### Recorded information
*-*-*

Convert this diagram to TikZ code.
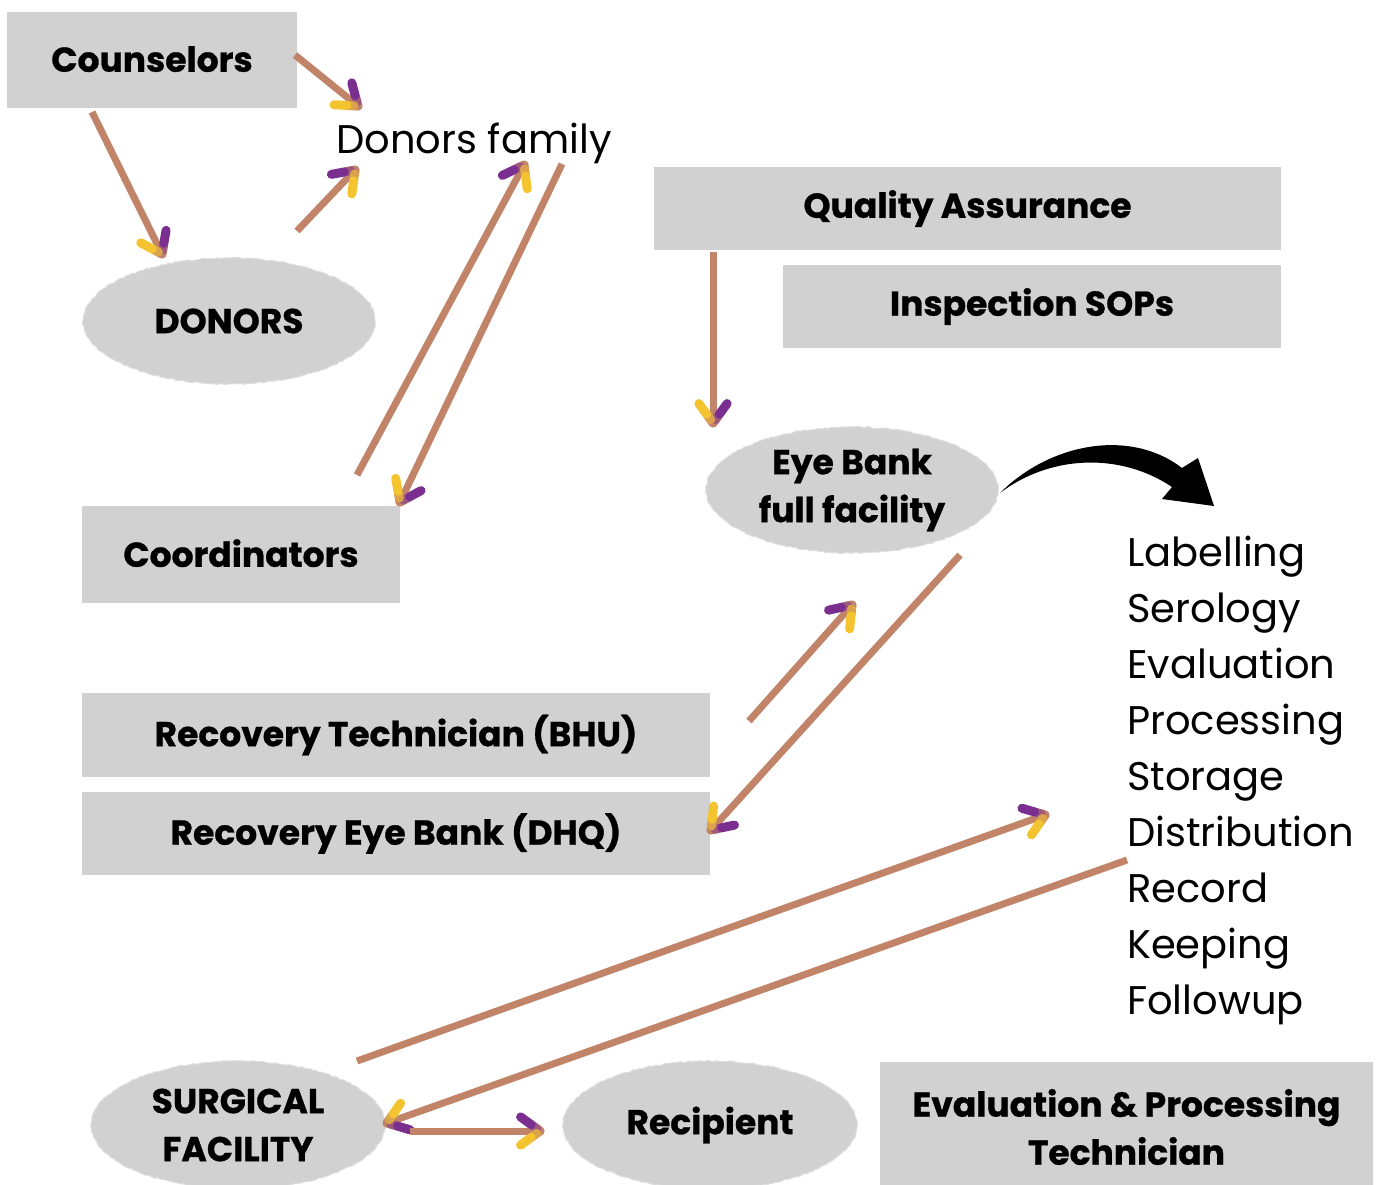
\documentclass[tikz,border=0pt]{standalone}
\usepackage{fontspec}
\setmainfont{Poppins}
\newfontfamily\heavyfont{Poppins Bold}[FakeBold=0.8]
\usetikzlibrary{calc,shapes.geometric,decorations.pathmorphing}
\definecolor{boxgray}{HTML}{D1D1D1}
\definecolor{shaftc}{HTML}{C28468}
\definecolor{purp}{HTML}{7A2E90}
\definecolor{yell}{HTML}{F4C430}
\newcommand\boxfont{\heavyfont\fontsize{34.5}{48}\selectfont}
\newcommand\plainfont{\fontsize{40}{56.1}\selectfont}
\tikzset{
  box/.style={fill=boxgray, inner sep=0pt, font=\boxfont, align=center},
  oval/.style={ellipse, fill=boxgray, inner sep=0pt, font=\boxfont, align=center,
    draw=boxgray!70!white, line width=1pt, decorate,
    decoration={random steps, segment length=3pt, amplitude=0.7pt}},
  shaft/.style={line width=7pt, color=shaftc},
  barb/.style={line width=9pt, line cap=round},
}
\newcommand\garr[2]{%
  \draw[shaft] (#1) -- ($(#2)!3pt!(#1)$);
  \draw[barb, shaftc] (#2) -- ($(#2)!4pt!-36:(#1)$);
  \draw[barb, shaftc] (#2) -- ($(#2)!4pt!36:(#1)$);
  \draw[barb, purp!50!shaftc] ($(#2)!4pt!-36:(#1)$) -- ($(#2)!10pt!-36:(#1)$);
  \draw[barb, purp] ($(#2)!11pt!-36:(#1)$) -- ($(#2)!24pt!-36:(#1)$);
  \draw[barb, yell!50!shaftc] ($(#2)!4pt!36:(#1)$) -- ($(#2)!10pt!36:(#1)$);
  \draw[barb, yell] ($(#2)!11pt!36:(#1)$) -- ($(#2)!24pt!36:(#1)$);
}
\begin{document}
\begin{tikzpicture}[x=1pt,y=-1pt]
\useasboundingbox (0,0) rectangle (1376,1184);
% boxes
\node[box, minimum width=290, minimum height=96] (couns) at (152,60) {\raisebox{2pt}{Counselors}};
\node[box, minimum width=627, minimum height=83] (qa) at (967.5,208.5) {Quality Assurance};
\node[box, minimum width=498, minimum height=83] (sop) at (1032,306.5) {Inspection SOPs};
\node[box, minimum width=318, minimum height=97] (coord) at (241,554.5) {\raisebox{3pt}{Coordinators}};
\node[box, minimum width=628, minimum height=84] (rt) at (396,735) {Recovery Technician (BHU)};
\node[box, minimum width=628, minimum height=83] (reb) at (396,833.5) {Recovery Eye Bank (DHQ)};
\node[box, minimum width=493, minimum height=130] (evt) at (1126.5,1127) {Evaluation \& Processing\\Technician};
% ellipses
\node[oval, minimum width=292, minimum height=126] (donors) at (229,321) {DONORS};
\node[oval, minimum width=292, minimum height=126] (eyebank) at (852,490) {Eye Bank\\full facility};
\node[oval, minimum width=294, minimum height=128] (surg) at (238,1125) {SURGICAL\\FACILITY};
\node[oval, minimum width=294, minimum height=128] (recip) at (710,1125) {Recipient};
% plain texts
\node[font=\plainfont, inner sep=0pt] (fam) at (474,143) {Donors family};
\node[font=\plainfont, inner sep=0pt, anchor=west, align=left] (list) at (1127,780.5)
  {Labelling\\Serology\\Evaluation\\Processing\\Storage\\Distribution\\Record\\Keeping\\Followup};
% connector end points
\coordinate (a1s) at (295,55);   \coordinate (a1e) at (358,106);
\coordinate (a2s) at (92,112);   \coordinate (a2e) at (162,254);
\coordinate (a3s) at (297,231);  \coordinate (a3e) at (355,170);
\coordinate (a4s) at (357,475);  \coordinate (a4e) at (524,165);
\coordinate (a5s) at (562,164);  \coordinate (a5e) at (400,502);
\coordinate (a6s) at (713,252);  \coordinate (a6e) at (713,423);
\coordinate (a7s) at (749,721);  \coordinate (a7e) at (852,605);
\coordinate (a8s) at (960,555);  \coordinate (a8e) at (711,830);
\coordinate (a9s) at (357,1061); \coordinate (a9e) at (1045,815);
\coordinate (a10s) at (1127,860); \coordinate (a10e) at (387,1123);
\coordinate (a11s) at (410,1131); \coordinate (a11e) at (540,1131);
\garr{a1s}{a1e}
\garr{a2s}{a2e}
\garr{a3s}{a3e}
\garr{a4s}{a4e}
\garr{a5s}{a5e}
\garr{a6s}{a6e}
\garr{a7s}{a7e}
\garr{a8s}{a8e}
\garr{a9s}{a9e}
\garr{a10s}{a10e}
\garr{a11s}{a11e}
% black curved arrow
\coordinate (b0) at (1000,493);
\coordinate (b1) at (1182,468);
\coordinate (b2) at (1198,458);
\coordinate (b3) at (1214,506);
\coordinate (b4) at (1162,499);
\coordinate (b5) at (1172,487);
\fill[black] (b0) .. controls (1050,443) and (1130,428) .. (b1) -- (b2) -- (b3) -- (b4) -- (b5)
  .. controls (1120,452) and (1050,455) .. (b0) -- cycle;
\end{tikzpicture}
\end{document}
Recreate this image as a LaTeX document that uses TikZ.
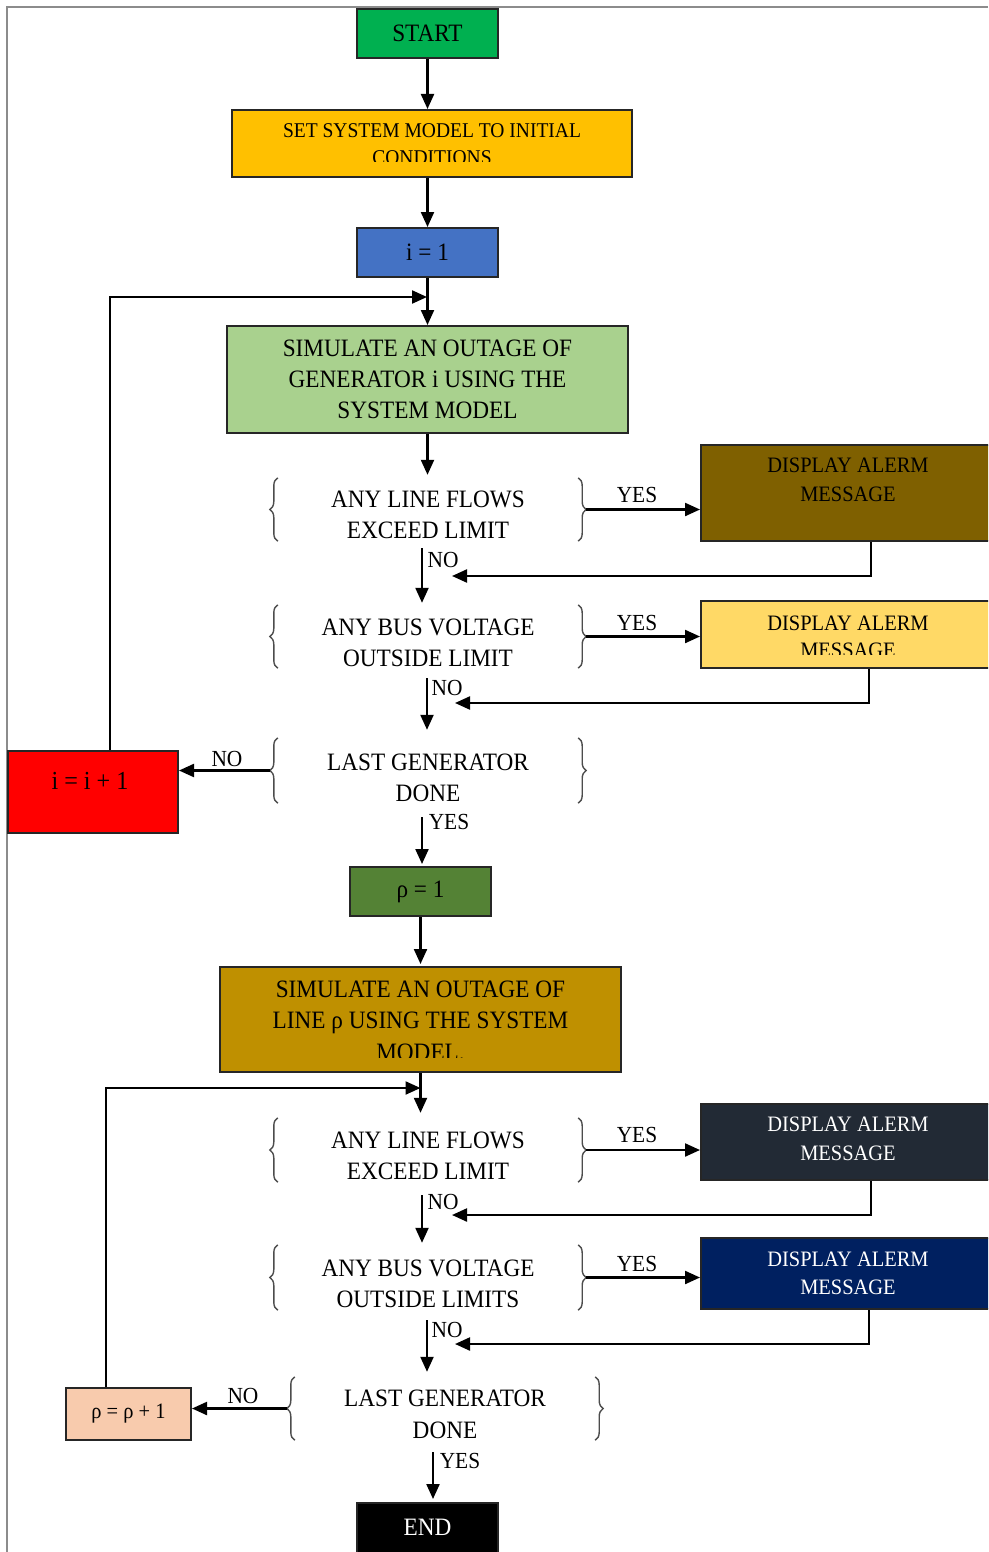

*-*-*

### Objective
Gather up every line in the data above that contains the word "this", copying each one.

### The answer
Convert this diagram to TikZ code.
Recreate this image as a LaTeX document that uses TikZ.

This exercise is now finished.